YOUR INSTRUCTIONS
Take every line from the listing below that contains "this".

DATASET ROWS
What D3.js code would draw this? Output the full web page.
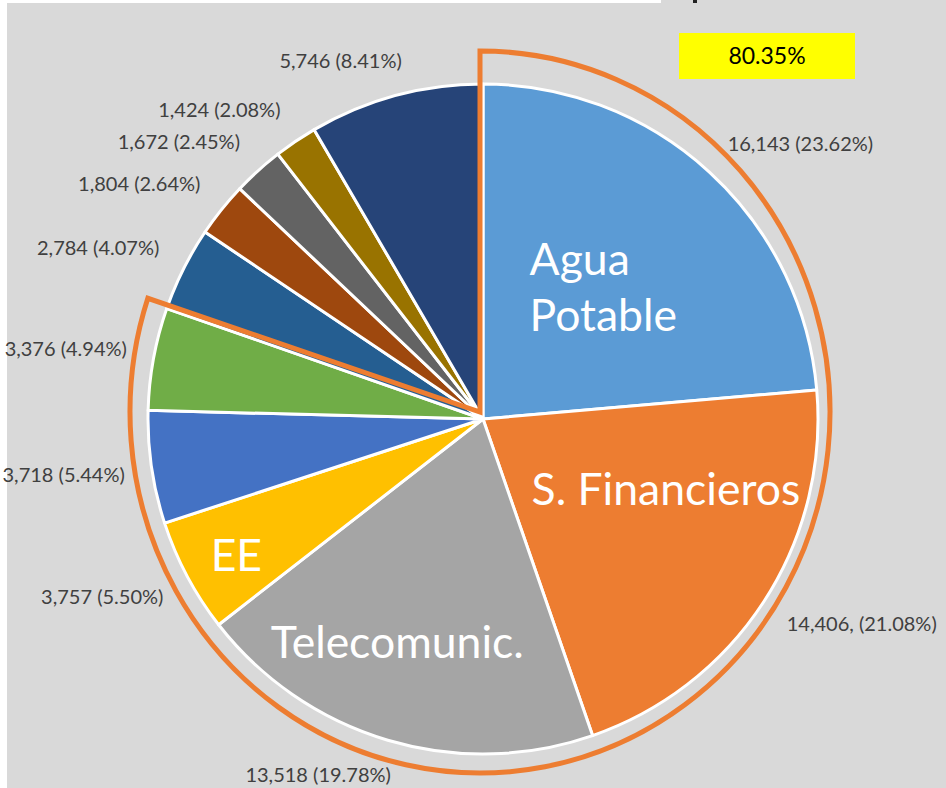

==

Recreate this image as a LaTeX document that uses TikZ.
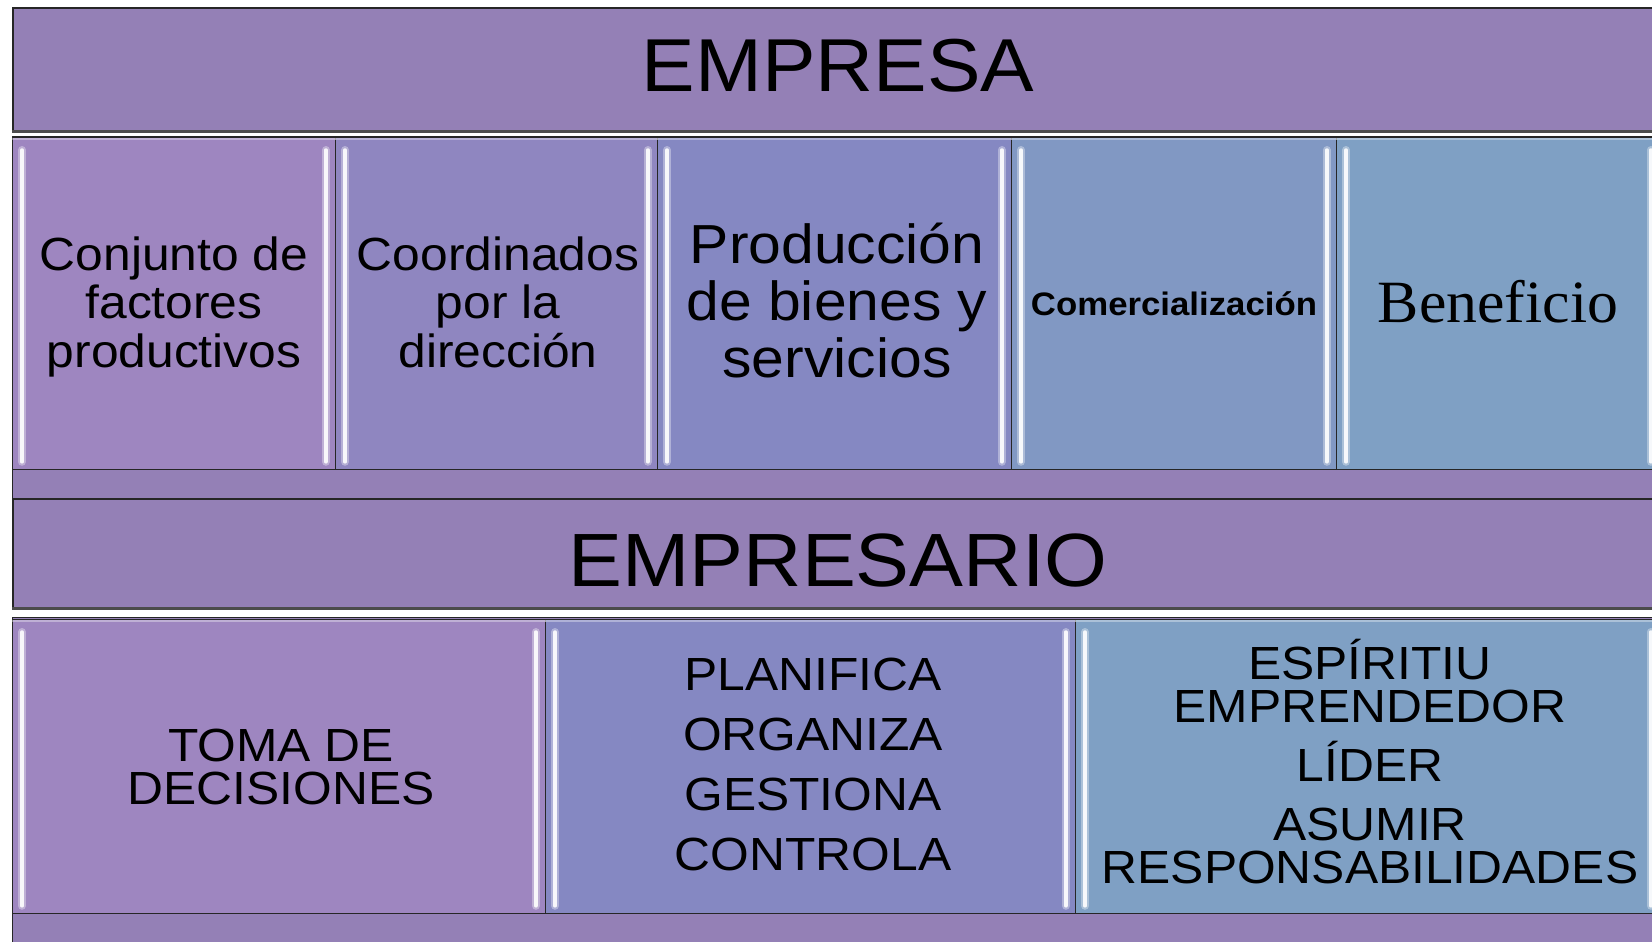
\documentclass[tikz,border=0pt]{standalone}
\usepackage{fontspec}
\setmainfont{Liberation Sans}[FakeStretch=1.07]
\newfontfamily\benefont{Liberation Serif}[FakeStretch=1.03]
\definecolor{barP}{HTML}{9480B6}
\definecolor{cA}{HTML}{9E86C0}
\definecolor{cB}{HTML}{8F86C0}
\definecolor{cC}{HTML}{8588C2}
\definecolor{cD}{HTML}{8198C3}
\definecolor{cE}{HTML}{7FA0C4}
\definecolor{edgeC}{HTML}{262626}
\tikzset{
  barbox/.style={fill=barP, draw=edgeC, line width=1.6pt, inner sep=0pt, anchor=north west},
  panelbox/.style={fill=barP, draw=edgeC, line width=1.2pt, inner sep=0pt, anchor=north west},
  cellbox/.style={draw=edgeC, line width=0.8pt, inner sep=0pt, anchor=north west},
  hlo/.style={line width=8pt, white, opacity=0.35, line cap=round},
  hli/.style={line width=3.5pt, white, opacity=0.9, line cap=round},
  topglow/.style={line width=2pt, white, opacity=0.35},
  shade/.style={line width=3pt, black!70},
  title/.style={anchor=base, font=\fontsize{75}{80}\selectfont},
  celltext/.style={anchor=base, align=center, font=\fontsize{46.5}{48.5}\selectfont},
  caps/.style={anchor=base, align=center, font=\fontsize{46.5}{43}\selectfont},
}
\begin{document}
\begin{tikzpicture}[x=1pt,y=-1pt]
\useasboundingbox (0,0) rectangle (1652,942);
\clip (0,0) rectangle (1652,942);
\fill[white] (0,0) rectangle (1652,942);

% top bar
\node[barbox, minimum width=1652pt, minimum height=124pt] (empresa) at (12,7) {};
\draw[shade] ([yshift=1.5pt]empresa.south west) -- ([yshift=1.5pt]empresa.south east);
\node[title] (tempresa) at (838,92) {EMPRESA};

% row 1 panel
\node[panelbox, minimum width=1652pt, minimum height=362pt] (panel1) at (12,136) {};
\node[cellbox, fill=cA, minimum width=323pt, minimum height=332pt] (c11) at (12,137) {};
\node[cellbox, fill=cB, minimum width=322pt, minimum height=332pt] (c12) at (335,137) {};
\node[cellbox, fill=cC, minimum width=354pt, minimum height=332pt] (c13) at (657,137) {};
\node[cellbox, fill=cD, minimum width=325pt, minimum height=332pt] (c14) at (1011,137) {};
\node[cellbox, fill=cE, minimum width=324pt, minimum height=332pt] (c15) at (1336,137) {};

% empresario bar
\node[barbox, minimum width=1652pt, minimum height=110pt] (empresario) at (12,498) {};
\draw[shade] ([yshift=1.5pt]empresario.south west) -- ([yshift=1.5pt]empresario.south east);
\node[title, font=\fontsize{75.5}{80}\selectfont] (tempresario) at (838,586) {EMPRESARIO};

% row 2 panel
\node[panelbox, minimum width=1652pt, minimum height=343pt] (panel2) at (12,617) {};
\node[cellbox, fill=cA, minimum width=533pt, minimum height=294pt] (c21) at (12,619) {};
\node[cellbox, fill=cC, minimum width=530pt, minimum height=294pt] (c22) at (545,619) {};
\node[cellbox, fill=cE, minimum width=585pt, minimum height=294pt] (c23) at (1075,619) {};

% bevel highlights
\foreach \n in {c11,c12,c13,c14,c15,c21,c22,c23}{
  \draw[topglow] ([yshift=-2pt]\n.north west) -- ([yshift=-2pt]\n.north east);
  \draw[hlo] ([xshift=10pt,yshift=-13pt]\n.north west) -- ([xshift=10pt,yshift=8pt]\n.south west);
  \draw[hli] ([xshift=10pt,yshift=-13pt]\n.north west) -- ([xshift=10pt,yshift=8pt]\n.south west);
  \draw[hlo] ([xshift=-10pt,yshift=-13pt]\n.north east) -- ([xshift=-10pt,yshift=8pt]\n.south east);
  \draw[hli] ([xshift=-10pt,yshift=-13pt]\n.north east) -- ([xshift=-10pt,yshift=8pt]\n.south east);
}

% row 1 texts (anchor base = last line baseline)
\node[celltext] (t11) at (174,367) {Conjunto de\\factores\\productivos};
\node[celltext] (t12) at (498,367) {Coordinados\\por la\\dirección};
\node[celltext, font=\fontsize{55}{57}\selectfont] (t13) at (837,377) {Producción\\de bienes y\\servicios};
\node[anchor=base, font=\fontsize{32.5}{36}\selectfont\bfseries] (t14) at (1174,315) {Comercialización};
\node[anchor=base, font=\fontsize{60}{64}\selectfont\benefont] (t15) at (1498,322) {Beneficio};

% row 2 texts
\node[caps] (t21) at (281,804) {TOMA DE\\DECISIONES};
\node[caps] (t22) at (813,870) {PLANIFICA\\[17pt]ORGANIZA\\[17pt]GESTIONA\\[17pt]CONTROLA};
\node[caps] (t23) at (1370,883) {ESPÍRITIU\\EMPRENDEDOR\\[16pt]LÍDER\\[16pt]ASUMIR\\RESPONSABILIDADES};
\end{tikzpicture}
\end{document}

TASK RESULT
What D3.js code would draw this? Output the full web page.
Recreate this image as a LaTeX document that uses TikZ.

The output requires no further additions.